# Alligators in NW GA?



## jinx0760 (Jul 15, 2007)

I have to post this to get some feedback.  We have 2 beaver colony's behind our house.  One of the dams has backed water up on our neighbors road.  So in comes the professional beaver trappers recommended by the DNR.  They are licensed and have good reputations.  Two days after setting the traps they come to me with a problem, the beavers are being eaten in the traps within 24 hours or less.  They mention big turtles and commence to trapping turtles- big ones!  The next evening they come to me with the notification that a 4 to 5 ft alligator is living in this 2.5 acre beaver pond.  I have not seen a gator, they have seen it 4 times.  I called the local DNR and they confirmed that several times a year gators are found in these waters.  They blame it on pets that have grown to big and the owners release them.  The DNR also backed the trappers as being believable.  We do have one 40 lb snapper missing a leg and part of it's shell in a horseshoe shaped bite mark with a 5 to 6 inch width.  Has anyone else heard of alligators living in NW Georgia?


----------



## Trizey (Jul 15, 2007)

Could it be a Caiman that someone released?  I've had several friends around here that had them and they got too big for them....


----------



## westcobbdog (Jul 15, 2007)

a few years ago a monster 10-12' gator was removed after it attacked a few people in west cobb near dallas hwy, came out of a private pond ,where is rock spring?near Cedartown?


----------



## Trizey (Jul 15, 2007)

westcobbdog said:


> a few years ago a monster 10-12' gator was removed after it attacked a few people in west cobb near dallas hwy, came out of a private pond ,where is rock spring?near Cedartown?

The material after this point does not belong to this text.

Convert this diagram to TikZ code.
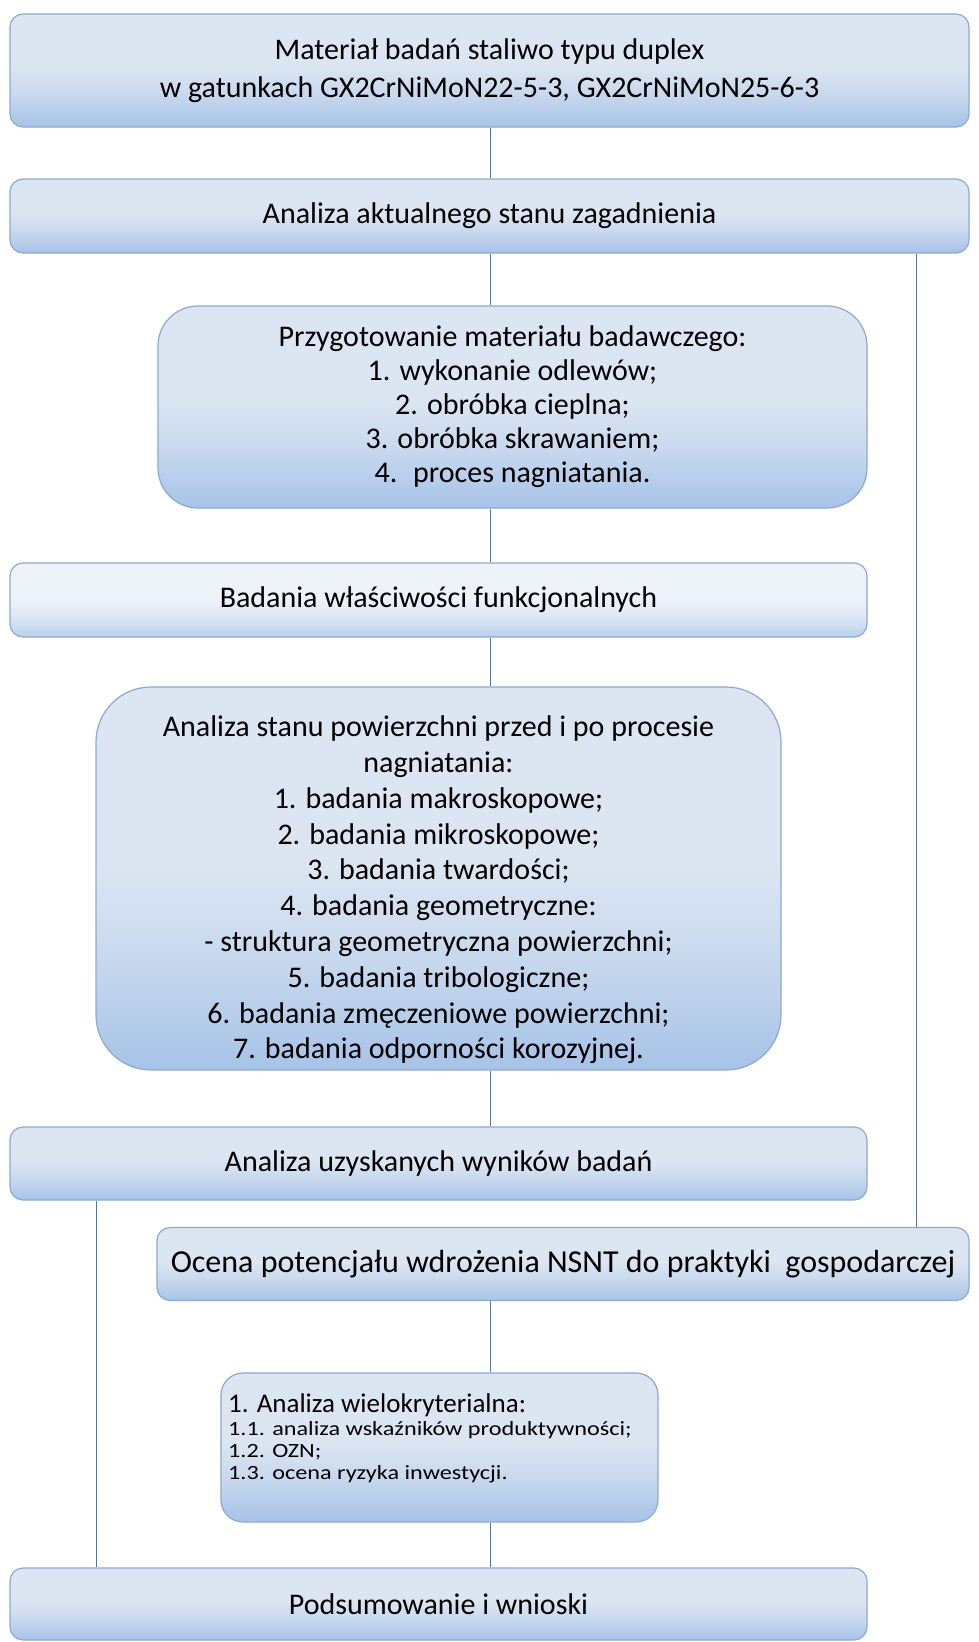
\documentclass[tikz,border=0pt]{standalone}
\usepackage{fontspec}
\setmainfont{Carlito}
\newfontfamily\widefont[FakeStretch=1.2]{Carlito}
\definecolor{btop}{HTML}{DCE6F2}
\definecolor{bmid}{HTML}{C9D9EE}
\definecolor{bbot}{HTML}{A7C3E8}
\definecolor{ltop}{HTML}{EEF3FA}
\definecolor{lmid}{HTML}{E0EAF6}
\definecolor{lbot}{HTML}{B9CFEC}
\definecolor{bord}{HTML}{8CA9CF}
\definecolor{conn}{HTML}{5673A0}
\pgfdeclareverticalshading{boxshade}{100bp}{color(0bp)=(bbot); color(25bp)=(bbot); color(40bp)=(bmid); color(52bp)=(btop); color(75bp)=(btop); color(100bp)=(btop)}
\pgfdeclareverticalshading{lightshade}{100bp}{color(0bp)=(lbot); color(25bp)=(lbot); color(40bp)=(lmid); color(52bp)=(ltop); color(75bp)=(ltop); color(100bp)=(ltop)}
\tikzset{
  box/.style={draw=bord, line width=1.2pt, shade, shading=boxshade, inner sep=0pt,
    align=center, rounded corners=13pt, font=\fontsize{30}{35.5}\selectfont},
  lightbox/.style={box, shading=lightshade},
  conn/.style={draw=conn, line width=1pt},
  txt/.style={inner sep=0pt, align=center, font=\fontsize{30}{35.8}\selectfont},
  head/.style={inner sep=0pt, anchor=base west, font=\fontsize{27}{30}\selectfont},
  sub/.style={inner sep=0pt, anchor=base west, font=\widefont\fontsize{20.2}{22}\selectfont}
}
\begin{document}
\begin{tikzpicture}[x=1pt,y=-1pt]
\useasboundingbox (0,0) rectangle (979,1642);
\coordinate (cx) at (490,0);
\coordinate (rx) at (916,0);
\coordinate (lx) at (96,0);

\node[box, minimum width=959pt, minimum height=113pt, font=\fontsize{30}{37.5}\selectfont] (b1) at (489.5,70.5)
  {Materiał badań staliwo typu duplex\\w gatunkach GX2CrNiMoN22-5-3, GX2CrNiMoN25-6-3};
\node[box, minimum width=959pt, minimum height=74pt] (b2) at (489.5,216)
  {Analiza aktualnego stanu zagadnienia};
\node[box, minimum width=709pt, minimum height=202pt, rounded corners=40pt, font=\fontsize{30}{34}\selectfont] (b3) at (512.5,407)
  {Przygotowanie materiału badawczego:\\1. wykonanie odlewów;\\2. obróbka cieplna;\\3. obróbka skrawaniem;\\4.~ proces nagniatania.};
\node[lightbox, minimum width=857pt, minimum height=74pt] (b4) at (438.5,600)
  {Badania właściwości funkcjonalnych};
\node[box, minimum width=685pt, minimum height=383pt, rounded corners=55pt] (b5) at (438.5,878.5) {};
\node[txt] (b5t) at (438.5,890)
  {Analiza stanu powierzchni przed i po procesie\\nagniatania:\\1. badania makroskopowe;\\2. badania mikroskopowe;\\3. badania twardości;\\4. badania geometryczne:\\- struktura geometryczna powierzchni;\\5. badania tribologiczne;\\6. badania zmęczeniowe powierzchni;\\7. badania odporności korozyjnej.};
\node[box, minimum width=857pt, minimum height=73pt] (b6) at (438.5,1163.5)
  {Analiza uzyskanych wyników badań};
\node[box, minimum width=812pt, minimum height=73pt, font=\fontsize{32}{36}\selectfont] (b7) at (563,1264)
  {Ocena potencjału wdrożenia NSNT do praktyki~ gospodarczej};
\node[box, minimum width=437pt, minimum height=149pt, rounded corners=22pt] (b8) at (439.5,1447.5) {};
\node[head] (b8a) at (228,1412) {1. Analiza wielokryterialna:};
\node[sub] (b8b) at (228,1435) {1.1. analiza wskaźników produktywności;};
\node[sub] (b8c) at (228,1457) {1.2. OZN;};
\node[sub] (b8d) at (228,1479) {1.3. ocena ryzyka inwestycji.};
\node[box, minimum width=857pt, minimum height=72pt] (b9) at (438.5,1604)
  {Podsumowanie i wnioski};

\draw[conn] (b1.south -| cx) -- (b2.north -| cx);
\draw[conn] (b2.south -| cx) -- (b3.north -| cx);
\draw[conn] (b3.south -| cx) -- (b4.north -| cx);
\draw[conn] (b4.south -| cx) -- (b5.north -| cx);
\draw[conn] (b5.south -| cx) -- (b6.north -| cx);
\draw[conn] (b7.south -| cx) -- (b8.north -| cx);
\draw[conn] (b8.south -| cx) -- (b9.north -| cx);
\draw[conn] (b2.south -| rx) -- (b7.north -| rx);
\draw[conn] (b6.south -| lx) -- (b9.north -| lx);
\end{tikzpicture}
\end{document}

Rock Springs is just north of Lafayette, GA on hwy. 27


----------



## kbotta (Jul 17, 2007)

If they are 2hrs west of you (huntsville) why can't they be there?? Made me change my mind about wading for smallies!
Kev


----------



## Full Pull (Jul 19, 2007)

I love me some Gator tail:bounce


----------



## HMwolfpup (Jul 19, 2007)

When I worked at South 107 in Rome, I started getting calls about people seeing an alligator in the coosa river.  I thought it was people messing with me.  The next day I saw in the Rome paper where they had found an alligator in the river.  And some one told me that they rehab gators at arrowhead in armuchee, but I never confirmed that.


----------



## MCG DAWG (Jul 24, 2007)

Jinx

Have million candle power spotlight - will travel.


----------



## Little Indian (Jul 25, 2007)

Two gators or caimans were living at Crown lake in Dalton, I worked at one of the manufacturing plants next to the lake and saw them several times, they weren’t big though (about 3’) which tells me they were released.
It became somewhat of a circus as folks heard and saw the little fellows sun bathing in a secluded cove, we contacted the DNR office, which confirmed these were likely released pets.
Eventually folk’s loss interest as the shy reptiles moved to a more private and hard to reach cove; I was eventually transferred to another plant and loss track of the little fellows.
This was about 3 to 4 years ago, which means if they survived the winters (no reason why they wouldn’t, we haven’t had much of winters lately) they should be bigger now.
Word to the wise; don’t go wading in Crown Lake near Dalton by-pass…less you take your Dawg to beat’em Gators in to submission!


----------



## Jeff Phillips (Jul 25, 2007)

There is a gator in the beaver pond below the check station at Dawson Forrest.


----------



## elvis*tcb (Aug 7, 2007)

I've seen pictures of a 4-5 foot gator that was living in Little Armuchee Creek at Tidings between Rome and Summerville!


----------



## James Vincent (Aug 14, 2007)

My son worked at the Dnr office at armuchee and as of 5 years ago there were about 5 gators in the ponds at the armuchee office that were relocated from the coosa river and about 2 years ago there was another gator caught on the etowah


----------



## stev (Aug 14, 2007)

Jeff Phillips said:


> There is a gator in the beaver pond below the check station at Dawson Forrest.


I hate to tell you but there are more then 1 gator by stables.


----------



## joes37 (Aug 28, 2007)

*gators*

I live on Coosa river below lock and dam and saw one ran over in the road it was about 2 feet long stopped to look at it about the time DNR pulled up they said it was a pet that someone released? this was July this year.     Joe


----------



## blackstar (Aug 28, 2007)

Little Indian said:


> Word to the wise; don’t go wading in Crown Lake near Dalton by-pass…less you take your Dawg to beat’em Gators in to submission!




The last time I checked a dawg couldn't beat a Gator in anything.


----------



## HMwolfpup (Aug 28, 2007)

blackstar said:


> The last time I checked a dawg couldn't beat a Gator in anything.



That could change this year, we got our off week before FL this year.  If you look at the past schedules and records, I think the team with the off week the week before usually wins.


----------